**Stated goal**
Copy out each line in the material below that has the word "this".

**Exercise inputs**
=======

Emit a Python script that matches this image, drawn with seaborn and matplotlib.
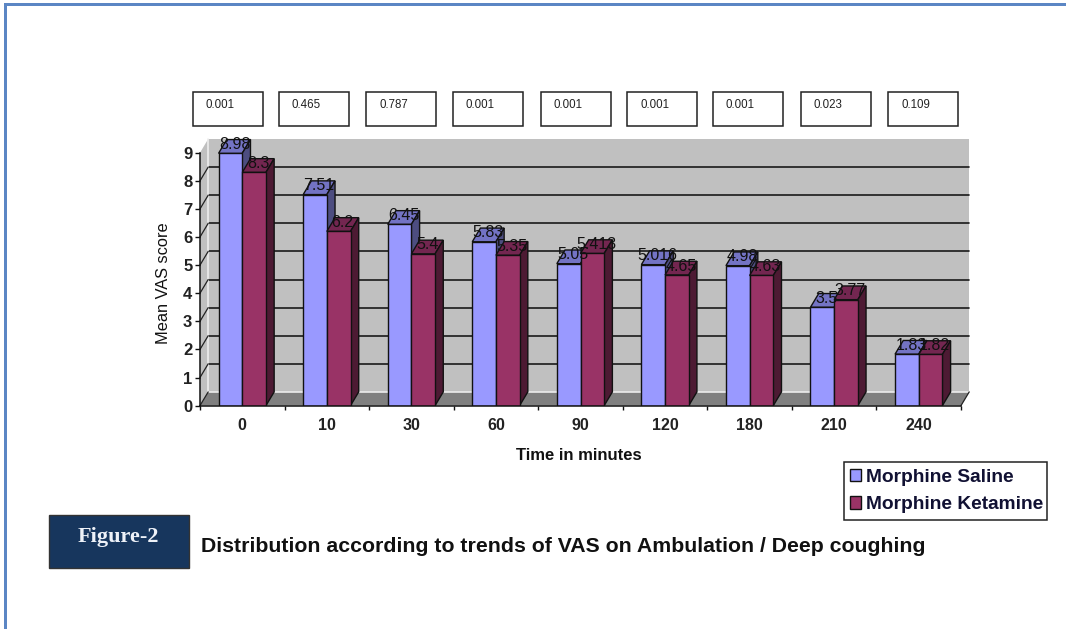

=======

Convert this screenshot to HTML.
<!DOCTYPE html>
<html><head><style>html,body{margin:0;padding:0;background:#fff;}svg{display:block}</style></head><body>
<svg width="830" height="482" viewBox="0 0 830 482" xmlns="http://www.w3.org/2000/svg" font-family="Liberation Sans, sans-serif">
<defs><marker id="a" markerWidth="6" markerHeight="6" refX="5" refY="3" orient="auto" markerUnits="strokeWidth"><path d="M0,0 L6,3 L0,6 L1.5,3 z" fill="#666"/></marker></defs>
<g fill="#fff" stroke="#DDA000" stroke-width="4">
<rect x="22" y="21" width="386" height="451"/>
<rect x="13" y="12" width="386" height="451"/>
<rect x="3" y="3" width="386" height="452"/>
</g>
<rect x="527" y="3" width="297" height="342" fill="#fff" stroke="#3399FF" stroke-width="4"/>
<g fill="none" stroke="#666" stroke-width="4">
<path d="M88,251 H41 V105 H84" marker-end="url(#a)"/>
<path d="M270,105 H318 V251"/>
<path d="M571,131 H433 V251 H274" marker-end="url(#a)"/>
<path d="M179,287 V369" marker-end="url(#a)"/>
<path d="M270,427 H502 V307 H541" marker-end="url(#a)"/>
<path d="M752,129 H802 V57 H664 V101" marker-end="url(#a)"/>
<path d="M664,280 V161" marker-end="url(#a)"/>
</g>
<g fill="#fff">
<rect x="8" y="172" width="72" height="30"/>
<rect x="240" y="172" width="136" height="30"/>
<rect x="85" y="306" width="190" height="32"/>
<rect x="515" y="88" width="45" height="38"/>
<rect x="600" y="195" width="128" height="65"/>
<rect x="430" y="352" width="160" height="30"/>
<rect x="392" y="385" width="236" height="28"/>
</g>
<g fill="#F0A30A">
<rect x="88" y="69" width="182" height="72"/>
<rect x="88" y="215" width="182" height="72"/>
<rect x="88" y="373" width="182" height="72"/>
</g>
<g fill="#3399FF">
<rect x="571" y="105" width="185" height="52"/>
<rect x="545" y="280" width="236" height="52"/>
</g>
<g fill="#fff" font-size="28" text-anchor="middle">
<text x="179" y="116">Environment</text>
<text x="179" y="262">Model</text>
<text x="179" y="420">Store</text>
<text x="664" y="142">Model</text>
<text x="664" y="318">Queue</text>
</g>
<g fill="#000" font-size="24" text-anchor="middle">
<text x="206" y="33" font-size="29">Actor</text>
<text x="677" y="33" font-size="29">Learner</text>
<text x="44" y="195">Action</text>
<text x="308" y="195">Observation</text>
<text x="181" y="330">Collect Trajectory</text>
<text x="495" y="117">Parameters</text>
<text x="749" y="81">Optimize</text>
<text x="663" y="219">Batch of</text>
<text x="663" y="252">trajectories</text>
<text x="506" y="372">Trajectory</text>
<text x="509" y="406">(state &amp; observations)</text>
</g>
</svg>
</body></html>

=======

**Answer to the exercise**
Emit a Python script that matches this image, drawn with seaborn and matplotlib.
Convert this screenshot to HTML.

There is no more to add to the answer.